Nigerian President Goodluck Jonathan (pictured) said Sunday that Islamist group Boko Haram's attacks on churches in the north of the country are an attempt to incite religious violence between Christians and Muslims and to destabilise the country.
AP - Nigerian President Goodluck Jonathan on Sunday said Islamist group Boko Haram was seeking to incite a religious crisis by attacking churches in an attempt to destabilise the government.
"Terrorists all over the world have one common agenda: destabilising government," he said during a question-and-answer session on national television.
Jonathan, who has come under heavy criticism in recent days over spiralling violence in the country's north, described how the group had moved from targeting local rivals to government institutions and now churches.
He said earlier waves of attacks had not brought down the government, leading the group to target churches in Africa's most populous nation, roughly divided between a mainly Muslim north and predominately Christian south.
"Attacking churches is to instigate religious crisis," Jonathan said. "They believe that when they attack a church, Christian youths will revolt against Muslim youths. They don't care about who dies in the process.
"If it doesn't work, the same Boko Haram will start attacking mosques to instigate Muslim youths to attack Christians. So they change their tactics."
Jonathan however pledged that Nigeria would halt the violence.
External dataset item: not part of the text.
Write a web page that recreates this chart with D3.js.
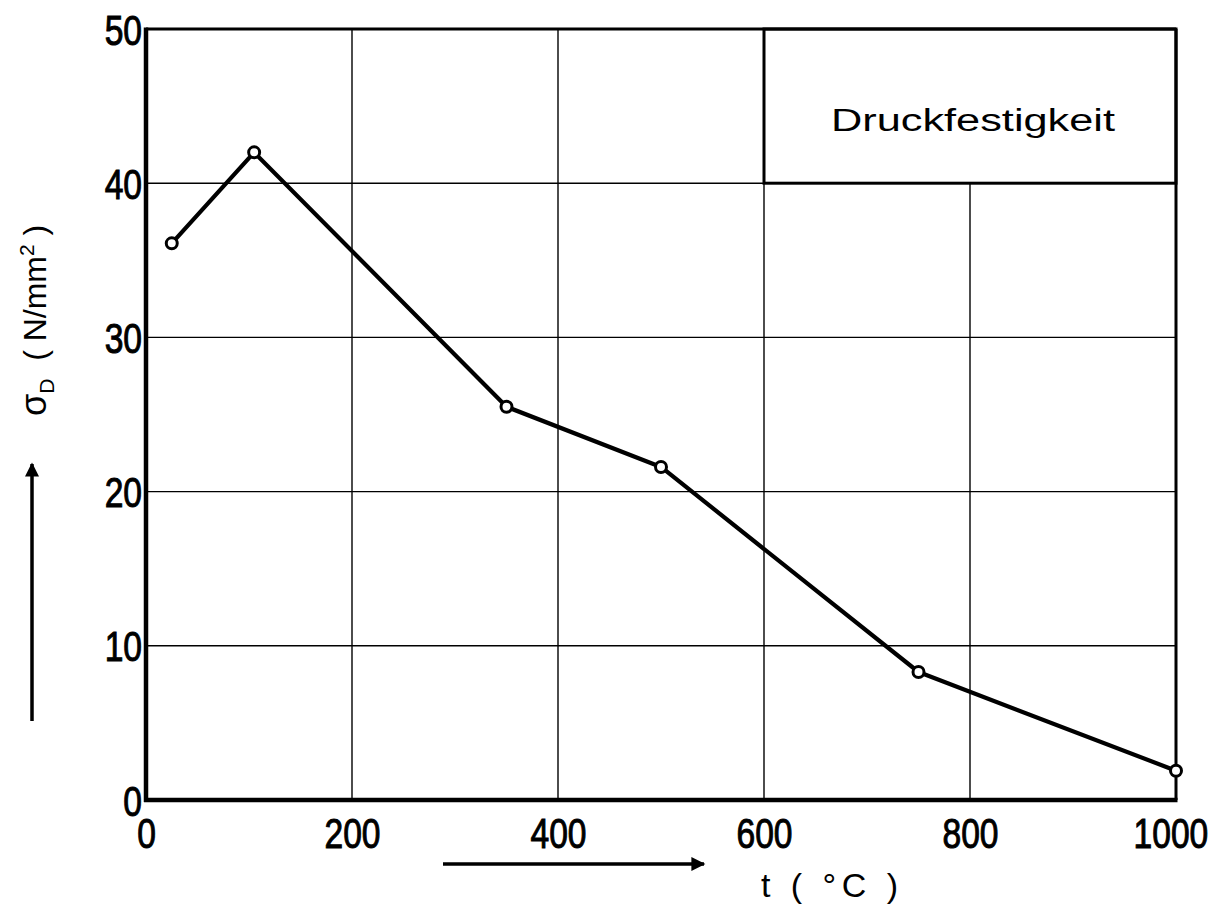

He said the government was open to dialogue if Boko Haram figures identified themselves and made clear demands.
The television appearance, in which the president took questions from a panel of journalists before fielding phone-in questions from ordinary Nigerians, featured some of his clearest statements yet on the Boko Haram insurgency, which has killed hundreds since 2009.
Most of his public comments have been limited to assurances that the violence will soon end, and the country's main Christian body this week in a rare move directly and harshly criticised him over his response to the insurgency.
On Friday, Jonathan fired his national security adviser and defence minister.
Nigeria has been grappling with Boko Haram's insurgency for months, but criticism of Jonathan intensified after three suicide bombings at churches on June 17 sparked reprisals from Christians who burnt mosques and killed dozens of Muslims.
More rioting occurred in the days following the bombings in Kaduna state, while two days of clashes between security forces and suspected Islamists in the northeastern city of Damaturu left at least 40 dead.
At least 106 people were killed in the violence.
On Sunday, also in Damaturu, attackers with guns and explosives raided the central jail, leaving four prison guards dead and freeing 40 inmates, authorities said.
There have been growing warnings that there could be more cases of residents taking the law into their own hands if something is not done to halt Boko Haram attacks.
The group initially said it was fighting for the creation of an Islamic state, but its demands have since repeatedly shifted. It is believed to have a number of factions, including a main Islamist wing.
Many say deep poverty and frustration in the north have been main factors in creating the insurgency.
The United States on Thursday said it had designated the head of the main branch of Boko Haram, Abubakar Shekau, a "global terrorist" along with two others tied to both Boko Haram and Al-Qaeda's north African branch.